In 1968, Kenyatta witnessed a resurgence of the Kenyan boxing team. Ironically, his former ADC Major Marsden Madoka later on became an official in the team. The Mexico Olympics introduced Phillip Waruinge to Kenya and the world. He won a bronze medal in the men’s featherweight.
It is in the same games that Daniel Rudisha—father to David Rudisha—gave Kenya a silver in the 4 x400m relay.
Waruinge then became a household name when he won a gold, a silver at the Munich Games in 1972. Many believed he had been “robbed” a gold medal through biased officiating. Kenyatta was at hand in State House to receive the medals that included two golds from Keino.
The Commonwealth Games held in Christchurch, New Zealand ushered in a new entrant Steve Muchoki, a great boxer who went on to paint Kenya’s image on the world stage. Muchoki hammered James Oduori of Uganda in the Light Flyweight category to win a gold.
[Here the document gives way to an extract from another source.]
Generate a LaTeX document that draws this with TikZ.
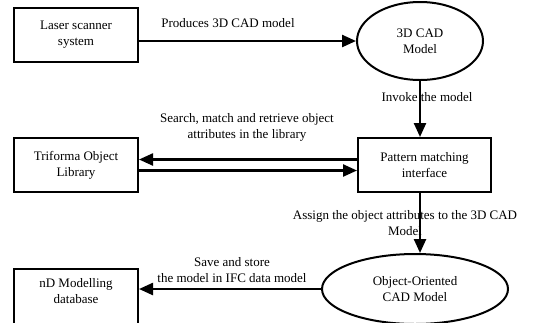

He repeated the feat at the 1978 Edmonton Games in Canada. Not to be left behind in congratulating the boxer, Kenyatta, now in his sunset years, promised him few head of grade heifers and some monetary gift as a token of appreciation. Items he is yet to receive.
Kenyatta’s love for Kenyan sports heroes was legendary and football was also in the mix. In 1976, he received Luo Union FC after they beat Young Africans 2-1 to win the regional CECAFA trophy. He also invited them to State House in 1977 when they beat Horsed of Somalia to lift the same trophy.
One of the Luo Union, Gor Mahia and Harambee Stars great player was William “Chege” Ouma. A mercurial striker who in 1972 was also in Kenya’s squad that qualified for a first African Cup of Nations in Cameroon.
State House drama
There was once a dramatic moment when players lined up to be introduced to Mzee Kenyatta. The delegation’s head introduced William “Chege” Ouma to Mzee who engaged him in vernacular (Kikuyu) telling him to work very hard and ensure they won. Little did he know that “Chege” was just a nickname. The player just nodded and did not answer verbally.
Since he liked calling colonialists “Kaburu” or “Beberu” it is evident and interesting that Kenyatta never showed any closeness or fondness to “kaburu-leaning games” like rugby, golf, horse racing, squash, shooting, cricket, tennis or even chess.
He was a true African old man who directly supported the sports Africans embraced.